Subsea 7 reported continued strong activity in Brazil and the successful completion of Phase 1 in the Sakarya gas development in Turkey, with further phases underway, indicating promising prospects in these regions.

High Effective Tax Rate

The company reported a high effective tax rate of 41%, which is expected to moderate to between 40% and 45% in 2025. This remains a key area to watch as it impacts net profitability.

Increased Depreciation Costs

Subsea 7 anticipates an increase in depreciation costs to between $700 million and $720 million for 2025, up from $645 million in 2024, reflecting ongoing investments and asset utilization.

Foreign Exchange Loss

A net foreign exchange loss of $69 million was reported in Q4, driven by currency movements.
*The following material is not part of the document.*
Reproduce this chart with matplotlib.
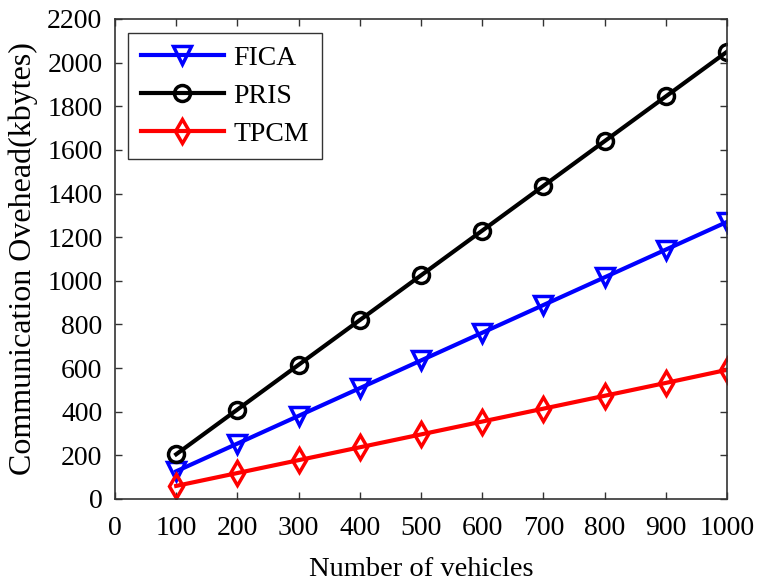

While this was a non-cash loss, it is expected to reverse, indicating a temporary financial impact.

Higher Lease Payment Expectations

The company expects an increase in lease payments for 2025, potentially reaching the upper end of the $200 million range, which could affect cash flow management.

Forward-Looking Guidance

Subsea 7’s guidance for 2025 includes expected revenue between $6.8 billion and $7.2 billion, with an adjusted EBITDA margin ranging from 18% to 20%. Capital expenditure is projected to be between $360 million and $380 million. The company also noted that the first quarter of 2025 will involve 600 days of planned maintenance across several vessels, which is higher compared to the previous year.

In conclusion, Subsea 7’s earnings call highlighted a strong performance with a positive outlook, driven by significant growth in EBITDA and a robust order backlog. While the company faces challenges such as high tax rates and increased depreciation, its strategic focus on renewables and regional growth in Brazil and Turkey positions it well for future success.